WORK TO BE COMPLETED. Below, find the line containing "Write the D3.js code for this chart." and the line containing "d3.scaleLog().domain([1, 172]).range([314.8, 105]);"; reproduce exactly those two and every line between them, omitting pictures.
---------------
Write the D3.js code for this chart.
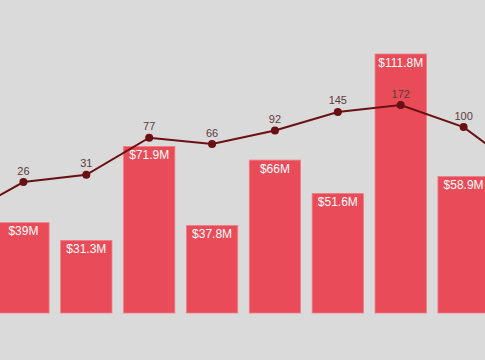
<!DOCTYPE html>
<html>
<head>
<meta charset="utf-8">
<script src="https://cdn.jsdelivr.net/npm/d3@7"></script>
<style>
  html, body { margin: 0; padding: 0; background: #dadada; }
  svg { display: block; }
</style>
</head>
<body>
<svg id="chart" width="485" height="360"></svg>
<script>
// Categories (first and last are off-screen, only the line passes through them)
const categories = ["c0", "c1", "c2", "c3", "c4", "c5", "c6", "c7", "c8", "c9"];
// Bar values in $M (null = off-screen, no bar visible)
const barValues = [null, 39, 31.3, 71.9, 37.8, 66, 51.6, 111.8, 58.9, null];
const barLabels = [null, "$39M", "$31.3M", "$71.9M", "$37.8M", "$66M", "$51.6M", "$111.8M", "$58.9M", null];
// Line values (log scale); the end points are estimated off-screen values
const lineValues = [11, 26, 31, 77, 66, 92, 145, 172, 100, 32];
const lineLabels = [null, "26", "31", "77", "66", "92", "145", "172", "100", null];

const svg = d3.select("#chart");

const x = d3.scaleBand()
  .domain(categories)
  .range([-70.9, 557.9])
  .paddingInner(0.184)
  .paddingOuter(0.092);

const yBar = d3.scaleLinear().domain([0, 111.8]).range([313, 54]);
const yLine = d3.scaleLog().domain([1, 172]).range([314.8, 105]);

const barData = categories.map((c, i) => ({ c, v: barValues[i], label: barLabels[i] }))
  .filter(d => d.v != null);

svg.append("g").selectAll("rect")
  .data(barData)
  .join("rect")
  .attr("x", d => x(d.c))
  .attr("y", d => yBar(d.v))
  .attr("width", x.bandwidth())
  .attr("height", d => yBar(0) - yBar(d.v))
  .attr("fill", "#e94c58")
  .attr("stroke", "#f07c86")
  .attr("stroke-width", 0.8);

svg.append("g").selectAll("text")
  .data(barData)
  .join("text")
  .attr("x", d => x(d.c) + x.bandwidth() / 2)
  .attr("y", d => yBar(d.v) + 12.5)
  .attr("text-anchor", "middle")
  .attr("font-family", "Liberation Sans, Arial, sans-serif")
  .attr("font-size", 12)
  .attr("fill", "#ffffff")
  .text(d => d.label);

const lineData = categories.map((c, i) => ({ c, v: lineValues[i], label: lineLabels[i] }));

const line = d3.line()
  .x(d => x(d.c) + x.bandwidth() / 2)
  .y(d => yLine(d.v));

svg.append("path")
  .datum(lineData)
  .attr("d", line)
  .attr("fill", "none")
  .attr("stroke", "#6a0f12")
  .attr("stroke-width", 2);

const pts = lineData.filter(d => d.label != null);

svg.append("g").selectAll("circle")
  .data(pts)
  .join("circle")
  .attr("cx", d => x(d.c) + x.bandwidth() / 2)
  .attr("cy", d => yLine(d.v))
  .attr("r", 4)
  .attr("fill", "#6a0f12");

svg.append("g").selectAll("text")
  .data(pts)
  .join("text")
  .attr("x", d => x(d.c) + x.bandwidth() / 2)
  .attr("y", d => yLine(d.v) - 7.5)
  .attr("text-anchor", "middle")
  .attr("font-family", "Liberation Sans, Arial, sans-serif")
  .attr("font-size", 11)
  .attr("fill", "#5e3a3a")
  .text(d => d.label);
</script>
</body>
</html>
---------------
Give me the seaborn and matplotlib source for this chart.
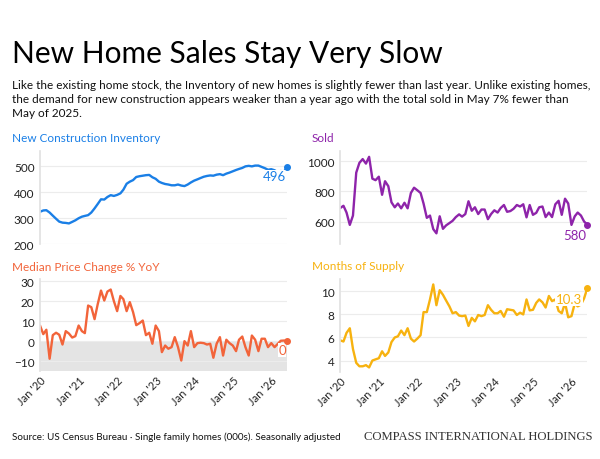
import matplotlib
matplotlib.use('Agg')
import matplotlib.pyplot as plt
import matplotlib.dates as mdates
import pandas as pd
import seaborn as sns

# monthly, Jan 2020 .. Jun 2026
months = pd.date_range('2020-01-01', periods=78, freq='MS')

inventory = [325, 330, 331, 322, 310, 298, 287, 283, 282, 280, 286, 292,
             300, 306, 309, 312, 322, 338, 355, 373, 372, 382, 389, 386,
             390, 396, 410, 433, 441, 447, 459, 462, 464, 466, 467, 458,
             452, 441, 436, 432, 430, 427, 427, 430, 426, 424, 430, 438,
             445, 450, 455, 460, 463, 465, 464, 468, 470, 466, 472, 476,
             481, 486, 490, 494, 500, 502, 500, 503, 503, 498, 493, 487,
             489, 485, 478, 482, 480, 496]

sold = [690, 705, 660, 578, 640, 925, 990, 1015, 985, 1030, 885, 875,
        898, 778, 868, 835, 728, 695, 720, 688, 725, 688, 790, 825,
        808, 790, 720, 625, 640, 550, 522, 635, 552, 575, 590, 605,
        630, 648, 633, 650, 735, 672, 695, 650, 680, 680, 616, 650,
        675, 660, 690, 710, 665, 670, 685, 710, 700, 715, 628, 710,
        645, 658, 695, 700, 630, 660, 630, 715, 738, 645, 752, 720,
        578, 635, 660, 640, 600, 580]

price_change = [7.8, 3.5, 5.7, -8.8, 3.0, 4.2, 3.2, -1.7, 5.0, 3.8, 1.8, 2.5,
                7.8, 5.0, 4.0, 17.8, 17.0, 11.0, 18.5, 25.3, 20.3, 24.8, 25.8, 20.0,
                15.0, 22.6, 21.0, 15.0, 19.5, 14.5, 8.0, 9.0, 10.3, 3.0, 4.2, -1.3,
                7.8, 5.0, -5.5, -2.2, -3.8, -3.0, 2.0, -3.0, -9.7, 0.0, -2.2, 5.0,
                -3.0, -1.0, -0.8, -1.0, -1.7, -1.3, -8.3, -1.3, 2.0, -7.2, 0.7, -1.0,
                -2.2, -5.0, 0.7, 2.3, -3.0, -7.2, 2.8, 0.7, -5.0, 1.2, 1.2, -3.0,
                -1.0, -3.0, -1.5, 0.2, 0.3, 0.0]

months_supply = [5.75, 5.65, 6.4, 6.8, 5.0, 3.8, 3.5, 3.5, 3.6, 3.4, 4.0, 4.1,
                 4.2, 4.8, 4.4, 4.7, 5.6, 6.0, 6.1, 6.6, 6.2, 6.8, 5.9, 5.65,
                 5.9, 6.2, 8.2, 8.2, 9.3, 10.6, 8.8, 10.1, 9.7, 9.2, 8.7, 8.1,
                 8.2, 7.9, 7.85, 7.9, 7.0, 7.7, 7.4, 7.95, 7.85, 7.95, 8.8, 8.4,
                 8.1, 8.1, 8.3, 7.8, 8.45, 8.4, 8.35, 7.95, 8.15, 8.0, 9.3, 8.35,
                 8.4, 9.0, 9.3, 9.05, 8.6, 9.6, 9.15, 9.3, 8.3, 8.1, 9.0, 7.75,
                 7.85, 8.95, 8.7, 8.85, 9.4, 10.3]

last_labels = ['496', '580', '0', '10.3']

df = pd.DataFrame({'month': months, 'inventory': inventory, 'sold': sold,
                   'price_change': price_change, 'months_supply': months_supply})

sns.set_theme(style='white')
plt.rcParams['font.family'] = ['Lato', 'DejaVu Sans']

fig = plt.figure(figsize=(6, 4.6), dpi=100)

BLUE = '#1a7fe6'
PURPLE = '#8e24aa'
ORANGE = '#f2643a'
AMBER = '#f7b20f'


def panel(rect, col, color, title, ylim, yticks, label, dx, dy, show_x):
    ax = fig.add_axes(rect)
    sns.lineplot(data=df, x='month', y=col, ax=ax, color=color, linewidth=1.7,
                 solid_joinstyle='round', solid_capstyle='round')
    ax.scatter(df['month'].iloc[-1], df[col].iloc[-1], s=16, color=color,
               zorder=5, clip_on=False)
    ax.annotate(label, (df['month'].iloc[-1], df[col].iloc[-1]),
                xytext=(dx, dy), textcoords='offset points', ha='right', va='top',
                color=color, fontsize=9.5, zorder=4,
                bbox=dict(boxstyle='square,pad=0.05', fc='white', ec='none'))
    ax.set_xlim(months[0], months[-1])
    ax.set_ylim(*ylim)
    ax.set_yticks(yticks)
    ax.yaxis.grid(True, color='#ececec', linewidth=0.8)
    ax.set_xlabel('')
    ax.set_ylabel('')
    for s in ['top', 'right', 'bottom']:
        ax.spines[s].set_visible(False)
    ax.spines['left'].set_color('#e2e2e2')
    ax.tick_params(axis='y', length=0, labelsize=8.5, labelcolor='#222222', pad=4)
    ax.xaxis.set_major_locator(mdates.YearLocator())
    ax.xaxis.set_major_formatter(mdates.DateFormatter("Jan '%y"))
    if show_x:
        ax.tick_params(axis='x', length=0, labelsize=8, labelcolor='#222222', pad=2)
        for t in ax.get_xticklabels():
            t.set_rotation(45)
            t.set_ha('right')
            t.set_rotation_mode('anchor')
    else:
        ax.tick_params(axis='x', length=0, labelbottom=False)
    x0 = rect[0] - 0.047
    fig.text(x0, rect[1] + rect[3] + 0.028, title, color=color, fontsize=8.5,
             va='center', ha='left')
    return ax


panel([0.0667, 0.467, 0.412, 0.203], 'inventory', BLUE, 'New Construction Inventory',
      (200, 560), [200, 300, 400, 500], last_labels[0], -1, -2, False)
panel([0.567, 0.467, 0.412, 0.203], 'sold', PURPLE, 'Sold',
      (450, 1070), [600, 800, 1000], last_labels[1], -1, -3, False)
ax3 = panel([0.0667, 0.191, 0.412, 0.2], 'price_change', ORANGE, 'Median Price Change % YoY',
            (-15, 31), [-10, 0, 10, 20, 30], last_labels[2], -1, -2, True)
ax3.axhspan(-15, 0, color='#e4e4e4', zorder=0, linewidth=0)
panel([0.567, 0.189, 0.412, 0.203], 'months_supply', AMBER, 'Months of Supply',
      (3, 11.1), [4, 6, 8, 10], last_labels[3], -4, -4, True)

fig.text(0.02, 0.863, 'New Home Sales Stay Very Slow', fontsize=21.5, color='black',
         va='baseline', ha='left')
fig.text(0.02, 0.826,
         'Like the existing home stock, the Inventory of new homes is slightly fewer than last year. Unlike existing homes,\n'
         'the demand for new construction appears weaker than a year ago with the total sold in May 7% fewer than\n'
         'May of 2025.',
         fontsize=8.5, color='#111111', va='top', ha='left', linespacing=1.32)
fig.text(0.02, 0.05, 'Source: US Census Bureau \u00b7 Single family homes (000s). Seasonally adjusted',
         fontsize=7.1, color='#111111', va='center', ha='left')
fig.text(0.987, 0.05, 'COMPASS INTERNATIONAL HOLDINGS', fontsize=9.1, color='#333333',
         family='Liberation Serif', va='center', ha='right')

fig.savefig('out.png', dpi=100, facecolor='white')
---------------
THE REPLY.
Write the D3.js code for this chart.
<!DOCTYPE html>
<html>
<head>
<meta charset="utf-8">
<script src="https://cdn.jsdelivr.net/npm/d3@7"></script>
<style>
  html, body { margin: 0; padding: 0; background: #dadada; }
  svg { display: block; }
</style>
</head>
<body>
<svg id="chart" width="485" height="360"></svg>
<script>
// Categories (first and last are off-screen, only the line passes through them)
const categories = ["c0", "c1", "c2", "c3", "c4", "c5", "c6", "c7", "c8", "c9"];
// Bar values in $M (null = off-screen, no bar visible)
const barValues = [null, 39, 31.3, 71.9, 37.8, 66, 51.6, 111.8, 58.9, null];
const barLabels = [null, "$39M", "$31.3M", "$71.9M", "$37.8M", "$66M", "$51.6M", "$111.8M", "$58.9M", null];
// Line values (log scale); the end points are estimated off-screen values
const lineValues = [11, 26, 31, 77, 66, 92, 145, 172, 100, 32];
const lineLabels = [null, "26", "31", "77", "66", "92", "145", "172", "100", null];

const svg = d3.select("#chart");

const x = d3.scaleBand()
  .domain(categories)
  .range([-70.9, 557.9])
  .paddingInner(0.184)
  .paddingOuter(0.092);

const yBar = d3.scaleLinear().domain([0, 111.8]).range([313, 54]);
const yLine = d3.scaleLog().domain([1, 172]).range([314.8, 105]);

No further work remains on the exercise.